Selçuk, salgın döneminde meslek liselerinin kısa sürede dijital solunum cihazı, maske ve siperlik üretimi gerçekleştirdiğini, bunun onların üretim kapasitesinin olduğunu gösterdiğini ifade etti. Meslek liselerinin üretimin alanlarına dönüştürülmesi gerektiğini vurgulayan Selçuk, bunun sadece kitaptan okuyarak yapılamayacağına dikkati çekti.
"Mesleki eğitim konusunda en çok öğretmen eğitimi yapan ülkeyiz"
Bakan Selçuk, Türkiye'de ahşap oyuncak konusunda ciddi bir ithalatın olduğunu gözlemlediklerini, bu kapsamda yerli ahşap oyuncak sektörünün oluşmasına öncülük ettiklerini belirterek, "Dedik ki 'Bizde ahşap var ama okulu yok. Hemen 4 yerde okul açtık. 'Biz bunu burada üretiriz ve kendimize özgü tasarımlar yaparız.' dedik. Bunu da yaptık, şimdi artık ihracata başlıyoruz." diye konuştu. Faydalı model ve patent konusunda ciddi manada eğitim verdiklerini anlatan Selçuk, meslek okullarındaki öğretmenlerin tamamının kendi alanlarındaki sektör temsilcileri tarafından eğitime alındığını söyledi.

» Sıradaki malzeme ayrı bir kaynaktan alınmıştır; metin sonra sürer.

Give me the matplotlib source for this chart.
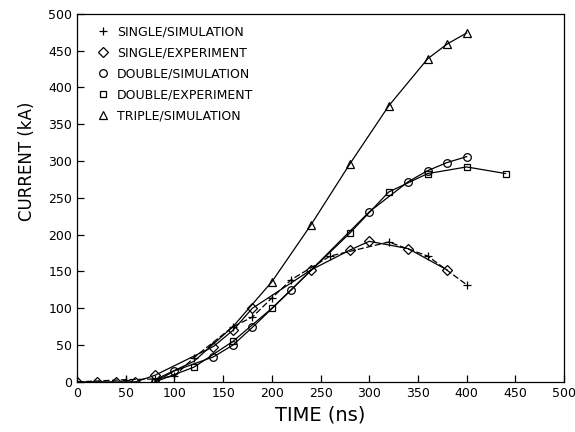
import matplotlib
matplotlib.use("Agg")
import matplotlib.pyplot as plt

# valores (tempo em ns, corrente em kA)
t_single_sim = [0, 50, 80, 100, 120, 160, 180, 200, 220, 260, 320, 360, 400]
i_single_sim = [0, 3, 4, 8, 33, 75, 88, 114, 139, 171, 190, 171, 132]

t_single_exp = [0, 20, 40, 60, 80, 140, 160, 180, 240, 280, 300, 340, 380]
i_single_exp = [0, 0, 0, 0, 9, 48, 70, 100, 152, 179, 191, 181, 152]

t_double_sim = [80, 100, 140, 160, 180, 220, 300, 340, 360, 380, 400]
i_double_sim = [0, 15, 34, 50, 74, 125, 231, 272, 287, 298, 306]

t_double_exp = [80, 120, 160, 200, 280, 320, 360, 400, 440]
i_double_exp = [0, 20, 55, 100, 202, 258, 283, 292, 283]

t_triple_sim = [80, 120, 160, 200, 240, 280, 320, 360, 380, 400]
i_triple_sim = [3, 28, 75, 136, 213, 296, 375, 439, 459, 474]

labels = ["SINGLE/SIMULATION", "SINGLE/EXPERIMENT", "DOUBLE/SIMULATION",
          "DOUBLE/EXPERIMENT", "TRIPLE/SIMULATION"]

fig = plt.figure(figsize=(5.75, 4.32), dpi=100)
ax = fig.add_axes([0.134, 0.116, 0.847, 0.852])

kw = dict(color="black", linewidth=0.9, markerfacecolor="none",
          markeredgecolor="black", markeredgewidth=0.9)

ax.plot(t_single_sim, i_single_sim, marker="+", markersize=6, linestyle=(0, (5, 2)),
        label=labels[0], **kw)
ax.plot(t_single_exp, i_single_exp, marker="D", markersize=5, linestyle="-",
        label=labels[1], **kw)
ax.plot(t_double_sim, i_double_sim, marker="o", markersize=5.5, linestyle="-",
        label=labels[2], **kw)
ax.plot(t_double_exp, i_double_exp, marker="s", markersize=5, linestyle="-",
        label=labels[3], **kw)
# triangulos só aparecem a partir de 200 ns
ax.plot(t_triple_sim, i_triple_sim, marker="^", markersize=6, linestyle="-",
        markevery=list(range(3, len(t_triple_sim))), label=labels[4], **kw)

ax.set_xlim(0, 500)
ax.set_ylim(0, 500)
ax.set_xticks(range(0, 501, 50))
ax.set_yticks(range(0, 501, 50))
ax.tick_params(direction="in", length=5, width=0.9, labelsize=9,
               top=False, right=False)
for s in ax.spines.values():
    s.set_linewidth(0.9)

ax.set_xlabel("TIME (ns)", fontsize=14)
ax.set_ylabel("CURRENT (kA)", fontsize=12)
ax.yaxis.set_label_coords(-0.085, 0.6)

leg = ax.legend(loc="upper left", bbox_to_anchor=(0.02, 1.0), frameon=False,
                fontsize=9, handlelength=0.8, handletextpad=0.7,
                labelspacing=0.65)
for h in leg.legend_handles:
    h.set_linestyle("")

fig.savefig("out.png", dpi=100)
plt.close(fig)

Öğrencilere hayatın ve sektörün ihtiyacı olan eğitimin verilmemesi halinde istihdamla ilgili bir tıkanıklık oluştuğuna değinen Selçuk, konuşmasını şöyle tamamladı:
"(Meslek Liseleri) Buradan mezun olan yüz binlerce insan sürekli işsiz kalınca, kültür burada bir kırılma yaşıyor. Diyor ki, 'Artık bunlar işe giremiyor, dolayısıyla meslek lisesi işe yaramaz'. Bu kültürü dönüştürmenin yolu da kırıldığı yerden başlamak. 'Siz buradan mezun olduğunuzda iş önceliğiniz olacak.' denildiğinde kültür değişiveriyor birden. Türkiye'de şu an itibarıyla 332 bağımsız ve 295 meslek lisesi bünyesinde toplam 627 okul ve kurumda mesleki eğitim programımız var. Bizim eğitim ve ekonomi dememizin sebebi bu. Bütün bu bin okulu bir demokratikleştirme projesi aynı zamanda. Bu okullarımıza dijital tasarım beceri atölyelerini koyma, bahçesine spor merkezlerini koyma... Çocuğun yaşam sahnesini dönüştürmek istiyoruz ve onları büyük yazarlarla, müzisyenlerle buluşturmak, yani kültürel olarak bir dönüşümü de tetiklemek istiyoruz. Onun ötesinde de tabii bu bir fırsat adaleti sağlıyor. Mesela 8 bin 200 civarında tasarım beceri atölyesi açtık 1 senede, bunların tamamını sosyoekonomik olarak daha düşük seviyedeki bölgelerimize açtık. Niye? Baz oluşturmak için yaptık."